In Benelli’s big wave of new metal, the Benelli Leoncino 500 café racer has perhaps stirred up the most excitement – we find out if it really is the cat’s whiskers

If you’ve been paying attention, you’ll know that Benelli is a marque on the attack. Over the past six months, Italy’s oldest existing motorcycle brand – now with Chinese owners – has been rolling out a succession of attractively priced, well-engineered and crisply styled new models in an array of different capacities, each embodying a family of models. The long-awaited charge of Chinese manufacturers into Western markets has well and truly begun.

Benelli’s TRK502 adventure tourer (Vol 67 No 07) is already enjoying showroom success in Italy with 1000 examples sold so far this year, making it the best-selling bike in the 250-500cc class and third-best in the adventure-tourer category behind the inevitable BMW R1200GS and Honda’s Africa Twin.

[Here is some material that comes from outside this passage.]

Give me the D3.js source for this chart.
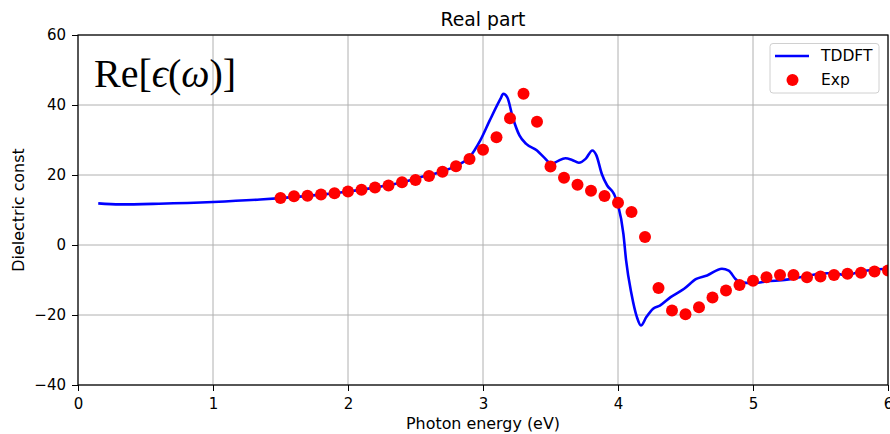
<!DOCTYPE html>
<html>
<head>
<meta charset="utf-8">
<script src="https://cdn.jsdelivr.net/npm/d3@7/dist/d3.min.js"></script>
<style>
  html, body { margin: 0; padding: 0; background: #fff; }
  svg { display: block; font-family: "DejaVu Sans", sans-serif; }
</style>
</head>
<body>
<svg id="chart" width="890" height="434"></svg>
<script>
// TDDFT calculation: photon energy (eV) and real part of the dielectric function
const tddftEnergy = [0.15, 0.31, 0.6, 1.0, 1.35, 1.5, 1.8, 2.0, 2.2, 2.4, 2.53, 2.68, 2.8, 2.9, 2.98, 3.05,
  3.13, 3.15, 3.18, 3.22, 3.27, 3.32, 3.40, 3.45, 3.51, 3.55, 3.61, 3.66, 3.71, 3.76, 3.81, 3.84,
  3.88, 3.92, 3.97, 4.0, 4.04, 4.06, 4.1, 4.14, 4.17, 4.21, 4.26, 4.31, 4.39, 4.49, 4.58, 4.66,
  4.77, 4.82, 4.87, 4.9, 5.0, 5.1, 5.25, 5.35, 5.5, 5.6, 5.69, 5.79, 5.89, 6.0];
const tddftValue = [11.9, 11.6, 11.8, 12.3, 13.0, 13.4, 14.4, 15.3, 16.4, 17.9, 19.3, 20.8, 22.6, 25.1, 29.9, 35.6,
  41.8, 43.2, 42.2, 36.5, 31.3, 28.9, 27.0, 25.1, 23.2, 23.9, 24.8, 24.3, 23.5, 24.6, 27.0, 25.6,
  20.3, 17.0, 14.6, 11.5, 3.2, -4.4, -14.0, -20.6, -23.0, -20.6, -18.2, -17.3, -14.9, -12.5, -9.7, -8.7,
  -6.8, -7.3, -9.7, -10.6, -10.9, -10.4, -9.9, -9.2, -8.2, -8.0, -8.7, -7.6, -7.1, -6.8];

// Experimental data
const expEnergy = [1.5, 1.6, 1.7, 1.8, 1.9, 2.0, 2.1, 2.2, 2.3, 2.4, 2.5, 2.6, 2.7, 2.8, 2.9, 3.0,
  3.1, 3.2, 3.3, 3.4, 3.5, 3.6, 3.7, 3.8, 3.9, 4.0, 4.1, 4.2, 4.3, 4.4, 4.5, 4.6,
  4.7, 4.8, 4.9, 5.0, 5.1, 5.2, 5.3, 5.4, 5.5, 5.6, 5.7, 5.8, 5.9, 6.0];
const expValue = [13.4, 13.9, 14.1, 14.4, 14.8, 15.3, 15.8, 16.4, 17.0, 17.9, 18.6, 19.7, 20.9, 22.5, 24.6, 27.2,
  30.8, 36.2, 43.2, 35.2, 22.4, 19.2, 17.2, 15.5, 14.0, 12.1, 9.4, 2.3, -12.3, -18.7, -19.8, -17.8,
  -15.0, -13.0, -11.4, -10.2, -9.2, -8.6, -8.6, -9.2, -9.0, -8.6, -8.2, -7.9, -7.6, -7.3];

const xTicks = [0, 1, 2, 3, 4, 5, 6];
const yTicks = [-40, -20, 0, 20, 40, 60];

const margin = { left: 78, right: 2, top: 35, bottom: 49 };
const W = 890, H = 434;
const svg = d3.select("#chart");

const x = d3.scaleLinear().domain([0, 6]).range([margin.left, W - margin.right]);
const y = d3.scaleLinear().domain([-40, 60]).range([H - margin.bottom, margin.top]);

svg.append("defs").append("clipPath").attr("id", "plotClip")
  .append("rect")
  .attr("x", x(0)).attr("y", y(60))
  .attr("width", x(6) - x(0)).attr("height", y(-40) - y(60));

// grid
const grid = svg.append("g").attr("stroke", "#b0b0b0").attr("stroke-width", 1);
grid.selectAll("line.gx").data(xTicks).join("line")
  .attr("x1", d => x(d)).attr("x2", d => x(d))
  .attr("y1", y(-40)).attr("y2", y(60));
grid.selectAll("line.gy").data(yTicks).join("line")
  .attr("x1", x(0)).attr("x2", x(6))
  .attr("y1", d => y(d)).attr("y2", d => y(d));

// TDDFT curve
const line = d3.line().x(d => x(d[0])).y(d => y(d[1])).curve(d3.curveMonotoneX);
svg.append("path")
  .datum(tddftEnergy.map((e, i) => [e, tddftValue[i]]))
  .attr("clip-path", "url(#plotClip)")
  .attr("fill", "none").attr("stroke", "#0000ff").attr("stroke-width", 2.6)
  .attr("stroke-linejoin", "round")
  .attr("d", line);

// experimental points
svg.append("g").attr("clip-path", "url(#plotClip)")
  .selectAll("circle").data(expEnergy.map((e, i) => [e, expValue[i]])).join("circle")
  .attr("cx", d => x(d[0])).attr("cy", d => y(d[1])).attr("r", 6)
  .attr("fill", "#ff0000");

// axes
const fmt = d => d < 0 ? "\u2212" + Math.abs(d) : String(d);
const xAxis = svg.append("g").attr("transform", `translate(0,${y(-40)})`)
  .call(d3.axisBottom(x).tickValues(xTicks).tickFormat(fmt).tickSize(6).tickPadding(7));
const yAxis = svg.append("g").attr("transform", `translate(${x(0)},0)`)
  .call(d3.axisLeft(y).tickValues(yTicks).tickFormat(fmt).tickSize(6).tickPadding(6));
[xAxis, yAxis].forEach(a => {
  a.select(".domain").remove();
  a.attr("font-size", 15).attr("font-family", "DejaVu Sans");
  a.selectAll("text").attr("fill", "#000");
  a.selectAll("line").attr("stroke", "#000").attr("stroke-width", 1);
});

// frame
svg.append("rect")
  .attr("x", x(0)).attr("y", y(60))
  .attr("width", x(6) - x(0)).attr("height", y(-40) - y(60))
  .attr("fill", "none").attr("stroke", "#000").attr("stroke-width", 1.2);

// labels
svg.append("text").attr("x", (x(0) + x(6)) / 2).attr("y", 26)
  .attr("text-anchor", "middle").attr("font-size", 18.8).text("Real part");
svg.append("text").attr("x", (x(0) + x(6)) / 2).attr("y", 429)
  .attr("text-anchor", "middle").attr("font-size", 15.9).text("Photon energy (eV)");
svg.append("text").attr("transform", `translate(23.5,${(y(60) + y(-40)) / 2}) rotate(-90)`)
  .attr("text-anchor", "middle").attr("font-size", 15.9).text("Dielectric const");

// formula annotation
const ann = svg.append("text").attr("x", 94).attr("y", 87)
  .attr("font-family", "Liberation Serif, DejaVu Serif, serif").attr("font-size", 40);
ann.append("tspan").text("Re[");
ann.append("tspan").attr("font-style", "italic").text("\u03f5");
ann.append("tspan").text("(");
ann.append("tspan").attr("font-style", "italic").text("\u03c9");
ann.append("tspan").text(")]");

// legend
const lg = svg.append("g");
lg.append("rect").attr("x", 770).attr("y", 43.5).attr("width", 109).attr("height", 49.5)
  .attr("rx", 3).attr("fill", "#fff").attr("fill-opacity", 0.8)
  .attr("stroke", "#d0d0d0").attr("stroke-width", 1);
lg.append("line").attr("x1", 775).attr("x2", 809).attr("y1", 56).attr("y2", 56)
  .attr("stroke", "#0000ff").attr("stroke-width", 2.6);
lg.append("text").attr("x", 821).attr("y", 61).attr("font-size", 15.5).text("TDDFT");
lg.append("circle").attr("cx", 792.5).attr("cy", 80).attr("r", 6).attr("fill", "#ff0000");
lg.append("text").attr("x", 821).attr("y", 85).attr("font-size", 15.5).text("Exp");
</script>
</body>
</html>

Now comes the Leoncino 500, a naked roadster first launched in prototype form at the 2015 EICMA Milan Show. It was developed in Italy by Benelli’s engineering team headed by R&D manager Stefano Michelotti, but made by parent company Qianjiang in a modern well-equipped factory in Wenling, China.

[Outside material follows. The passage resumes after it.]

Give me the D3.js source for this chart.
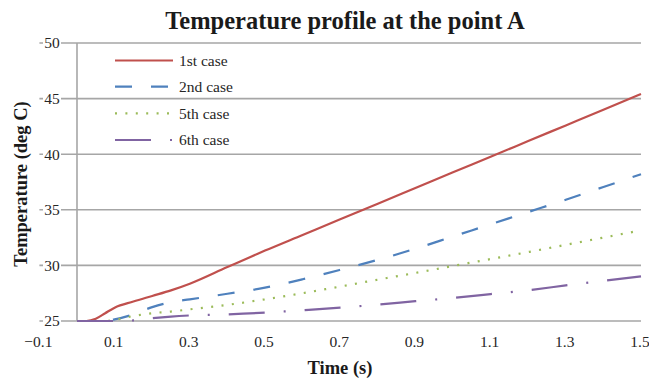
<!DOCTYPE html>
<html>
<head>
<meta charset="utf-8">
<script src="https://cdn.jsdelivr.net/npm/d3@7"></script>
<style>
  html, body { margin: 0; padding: 0; background: #fff; }
  svg { display: block; font-family: "Liberation Serif", "Times New Roman", serif; }
</style>
</head>
<body>
<svg id="chart" width="649" height="381"></svg>
<script>
// Time samples (s)
const time = [0, 0.025, 0.05, 0.075, 0.1, 0.15, 0.2, 0.25, 0.3, 0.4, 0.5, 0.6, 0.7, 0.8, 0.9, 1.0, 1.1, 1.2, 1.3, 1.4, 1.5];

// Temperature at point A (deg C) for each case
const case1 = [25, 25, 25.2, 25.7, 26.2, 26.75, 27.25, 27.75, 28.35, 29.85, 31.33, 32.74, 34.15, 35.55, 36.96, 38.37, 39.77, 41.18, 42.59, 44.0, 45.42];
const case2 = [25, 25, 25, 25.05, 25.15, 25.6, 26.25, 26.7, 26.95, 27.45, 28.0, 28.75, 29.6, 30.5, 31.5, 32.6, 33.7, 34.8, 35.9, 37.05, 38.2];
const case5 = [25, 25, 25, 25, 25.1, 25.45, 25.7, 25.85, 26.05, 26.45, 26.95, 27.5, 28.1, 28.72, 29.32, 29.95, 30.57, 31.2, 31.85, 32.5, 33.15];
const case6 = [25, 25, 25, 25, 25, 25.05, 25.25, 25.4, 25.5, 25.6, 25.75, 25.97, 26.2, 26.47, 26.78, 27.08, 27.42, 27.77, 28.2, 28.62, 29.02];

const seriesNames = ["1st case", "2nd case", "5th case", "6th case"];
const xTicks = [-0.1, 0.1, 0.3, 0.5, 0.7, 0.9, 1.1, 1.3, 1.5];
const yTicks = [25, 30, 35, 40, 45, 50];

const styles = [
  { color: "#C0504D", dash: null },
  { color: "#4F81BD", dash: "17,19" },
  { color: "#9BBB59", dash: "2,8.4" },
  { color: "#8064A2", dash: "36,19,2,19" }
];
const seriesValues = [case1, case2, case5, case6];

const svg = d3.select("#chart");

const x = d3.scaleLinear().domain([-0.1, 1.5]).range([39.4, 641]);
const y = d3.scaleLinear().domain([25, 50]).range([321, 43]);

// Horizontal gridlines across the full plot width
svg.append("g").selectAll("line").data(yTicks).join("line")
  .attr("x1", x(-0.1)).attr("x2", x(1.5))
  .attr("y1", d => y(d)).attr("y2", d => y(d))
  .attr("stroke", "#A6A6A6").attr("stroke-width", 1.6);

// Vertical axis line at t = 0
svg.append("line")
  .attr("x1", x(0)).attr("x2", x(0))
  .attr("y1", y(50)).attr("y2", y(25))
  .attr("stroke", "#A6A6A6").attr("stroke-width", 1.6);

// Y tick labels sit on a white patch over the gridline
const yLab = svg.append("g").selectAll("g").data(yTicks).join("g")
  .attr("transform", d => `translate(52,${y(d)})`);
yLab.append("rect").attr("x", -9).attr("y", -6).attr("width", 18).attr("height", 12).attr("fill", "#fff");
yLab.append("text")
  .attr("text-anchor", "middle").attr("dy", "0.35em")
  .attr("font-size", 15.5).attr("fill", "#262626")
  .text(d => d);

// X tick labels
svg.append("g").selectAll("text").data(xTicks).join("text")
  .attr("x", d => x(d) - 1).attr("y", 347)
  .attr("text-anchor", "middle")
  .attr("font-size", 15.5).attr("fill", "#262626")
  .text(d => d3.format(".1f")(d));

// Series lines
const line = d3.line().x((d, i) => x(time[i])).y(d => y(d)).curve(d3.curveMonotoneX);
seriesValues.forEach((vals, k) => {
  svg.append("path")
    .datum(vals)
    .attr("d", line)
    .attr("fill", "none")
    .attr("stroke", styles[k].color)
    .attr("stroke-width", 2.2)
    .attr("stroke-dasharray", styles[k].dash);
});

// Legend
const legend = svg.append("g").attr("transform", "translate(115,0)");
const legendY = [60.5, 86.7, 113.3, 140];
seriesNames.forEach((name, k) => {
  legend.append("line")
    .attr("x1", 0).attr("x2", 58)
    .attr("y1", legendY[k]).attr("y2", legendY[k])
    .attr("stroke", styles[k].color).attr("stroke-width", 2.2)
    .attr("stroke-dasharray", styles[k].dash);
  legend.append("text")
    .attr("x", 64).attr("y", legendY[k]).attr("dy", "0.35em")
    .attr("font-size", 15.5).attr("fill", "#262626")
    .text(name);
});

// Titles
svg.append("text")
  .attr("x", 345).attr("y", 29)
  .attr("text-anchor", "middle")
  .attr("font-size", 24.5).attr("font-weight", "bold").attr("fill", "#1a1a1a")
  .text("Temperature profile at the point A");

svg.append("text")
  .attr("x", 340).attr("y", 374)
  .attr("text-anchor", "middle")
  .attr("font-size", 18.5).attr("font-weight", "bold").attr("fill", "#1a1a1a")
  .text("Time (s)");

svg.append("text")
  .attr("transform", "translate(27,184) rotate(-90)")
  .attr("text-anchor", "middle")
  .attr("font-size", 18.5).attr("font-weight", "bold").attr("fill", "#1a1a1a")
  .text("Temperature (deg C)");
</script>
</body>
</html>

The bike is Euro 4-compliant, with switchable Bosch ABS, is available in red, silver or black, and is expected to sell in Australia at a competitive price of under $8000 (+ORC). That puts it around the same price as its main marketplace rival, the slightly smaller-capacity 471cc Japanese-designed but Thai-built Honda CB500F parallel twin.

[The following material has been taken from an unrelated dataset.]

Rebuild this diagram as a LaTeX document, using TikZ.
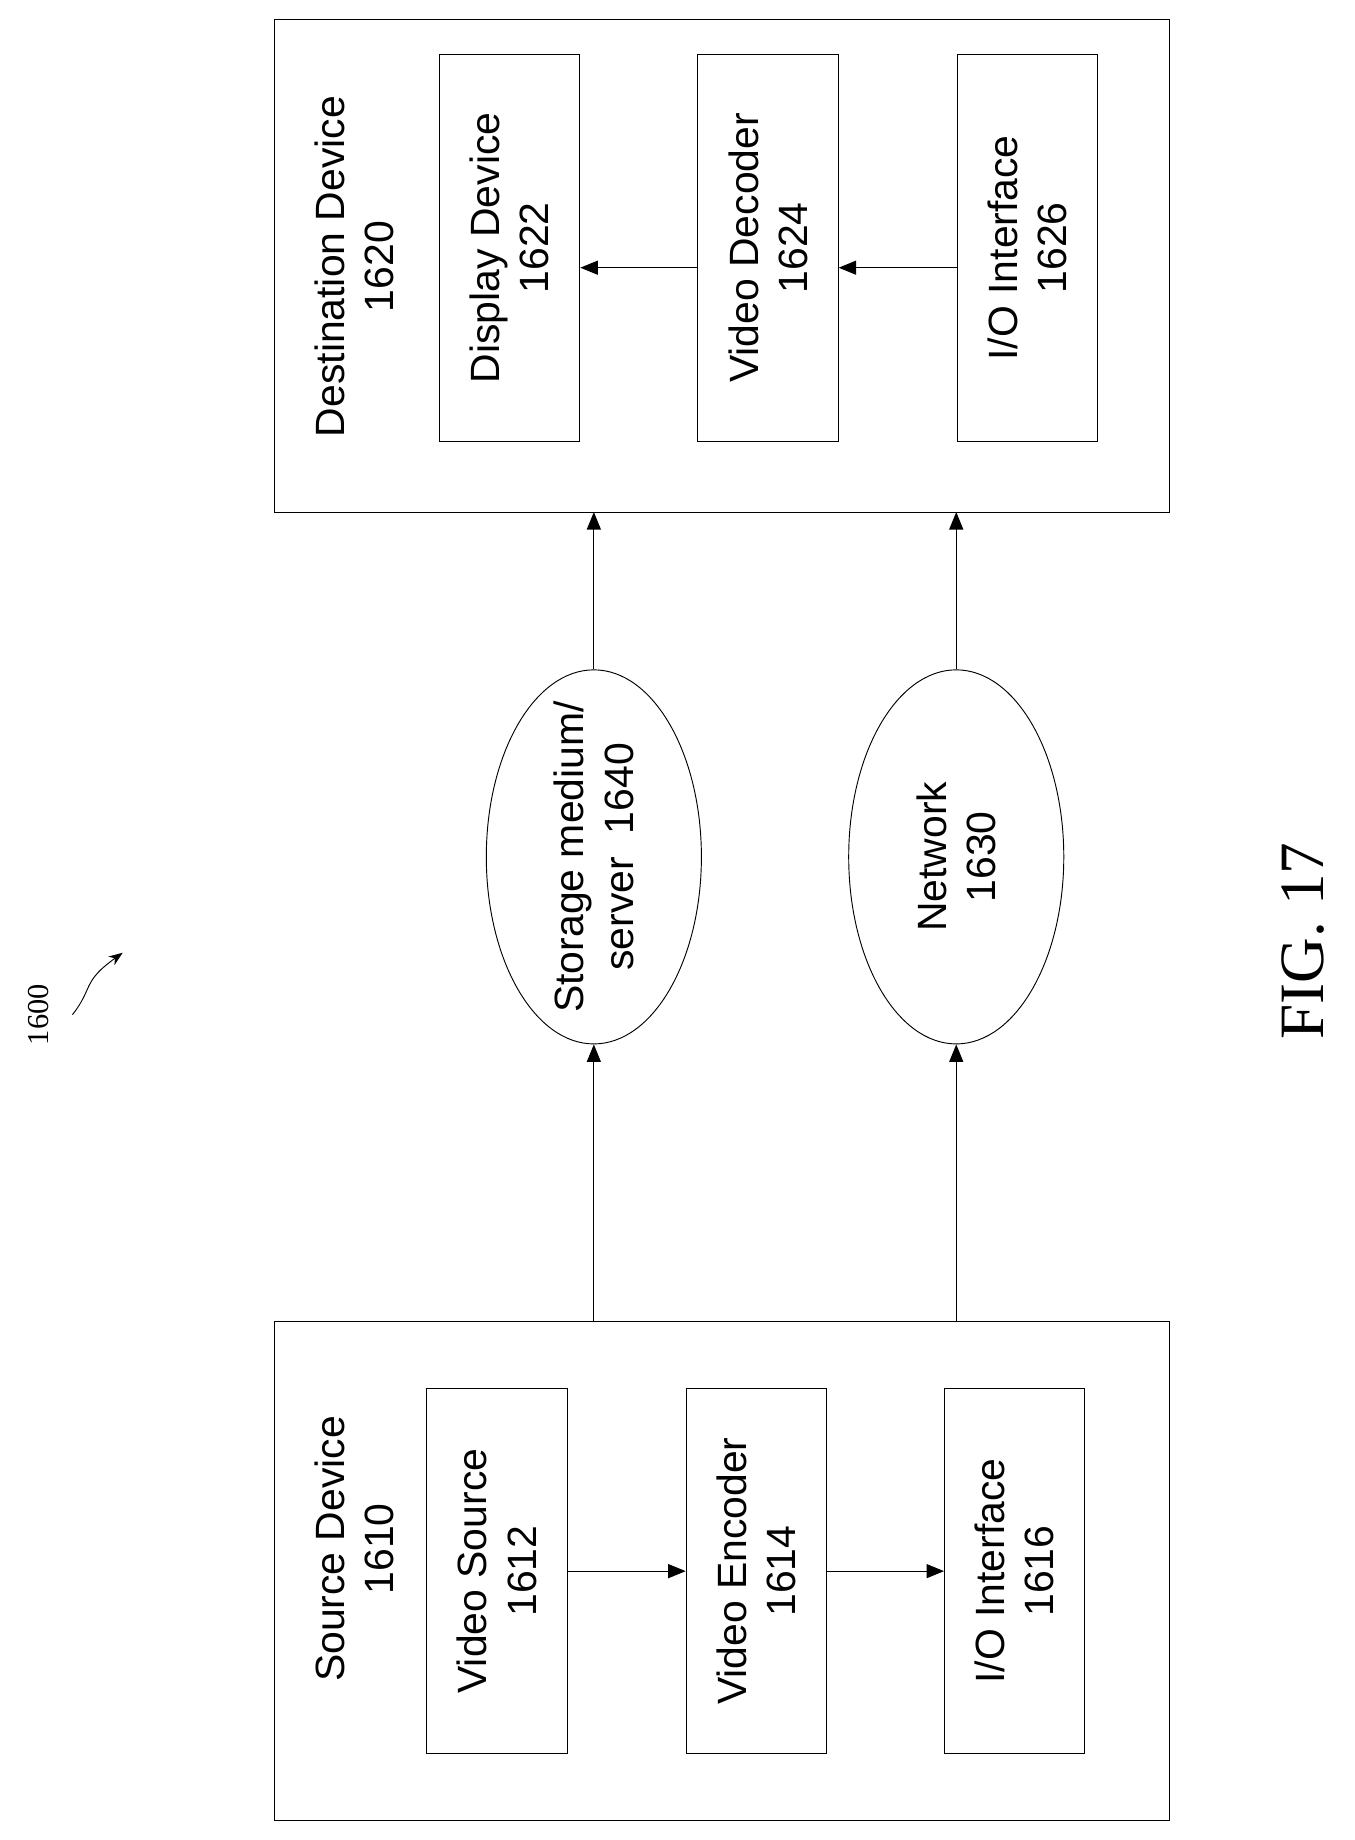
\documentclass[tikz,border=0pt]{standalone}
\usepackage{fontspec}
\setmainfont{Liberation Sans}
\newfontfamily\figfont{Liberation Serif}
\usetikzlibrary{shapes.geometric,arrows.meta}
\tikzset{
  txt/.style={rotate=90,align=center,font=\fontsize{35}{42}\selectfont},
  boite/.style={draw,line width=0.8pt,txt,minimum width=312pt,minimum height=120pt},
  bulle/.style={draw,ellipse,line width=0.8pt,minimum width=184pt,minimum height=320pt},
  fl/.style={line width=1pt,-{Triangle[length=15pt,width=12pt]}},
}
\begin{document}
\begin{tikzpicture}[x=1pt,y=-1pt]
\useasboundingbox (0,0) rectangle (1159,1574);
% source
\draw[line width=0.8pt] (235,1130) rectangle (1000,1557);
\node[txt] (src) at (303,1325) {Source Device\\1610};
\node[boite] (vs) at (425,1344) {Video Source\\1612};
\node[boite] (ve) at (647,1344) {Video Encoder\\1614};
\node[boite] (si) at (868,1344) {I/O Interface\\1616};
\draw[fl] (vs) -- (ve);
\draw[fl] (ve) -- (si);
% destination
\draw[line width=0.8pt] (235,17) rectangle (1000,438);
\node[txt] (dst) at (303,228) {Destination Device\\1620};
\node[boite,minimum width=331pt] (dd) at (436,212) {Display Device\\1622};
\node[boite,minimum width=331pt] (vd) at (657,212) {Video Decoder\\1624};
\node[boite,minimum width=331pt] (di) at (879,212) {I/O Interface\\1626};
\coordinate (ar) at (0,229);
\draw[fl] (vd.north |- ar) -- (dd.south |- ar);
\draw[fl] (di.north |- ar) -- (vd.south |- ar);
% milieu
\node[bulle] (sto) at (508,733) {};
\node[txt] at (sto) {Storage medium/\\server\ \ 1640};
\node[bulle] (net) at (818,733) {};
\node[txt] at (net) {Network\\1630};
\coordinate (s1) at (508,1130); \coordinate (s2) at (818,1130);
\coordinate (d1) at (508,438); \coordinate (d2) at (818,438);
\draw[fl] (s1) -- (sto.south);
\draw[fl] (sto.north) -- (d1);
\draw[fl] (s2) -- (net.south);
\draw[fl] (net.north) -- (d2);
% legende
\node[rotate=90,font=\figfont\fontsize{26}{30}\selectfont] (num) at (33,868) {1600};
\coordinate (pt) at (105,815);
\draw[line width=0.8pt,-{Stealth[length=12pt]}] (62,868) .. controls (80,845) and (70,840) .. (pt);
\node[rotate=90,font=\figfont\fontsize{54}{58}\selectfont] (fig) at (1115,805) {FIG. 17};
\end{tikzpicture}
\end{document}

I found the Leoncino a good deal more substantial and comfortable to ride than the Honda. That added comfort may well be thanks in no small part to the only major component made in Italy, the pretty substantial leather seat with good pillion space. “We couldn’t obtain the correct padding in China, so we decided to get the seat made here in Italy and shipped out there,” Michelotti said.

Set at an 815mm height, it delivers a spacious and, yes, very comfortable riding position, thanks mainly to lower-set footrests that are much less high-set than the TRK’s. They don’t, however, impact on ground clearance even with the excellent grip of the stock Pirelli Angel ST tyres.

The Bosch ECU and two-channel ABS are the only other bought-in items fitted to the Leoncino. Qianjiang makes everything else in-house, including brakes and suspension.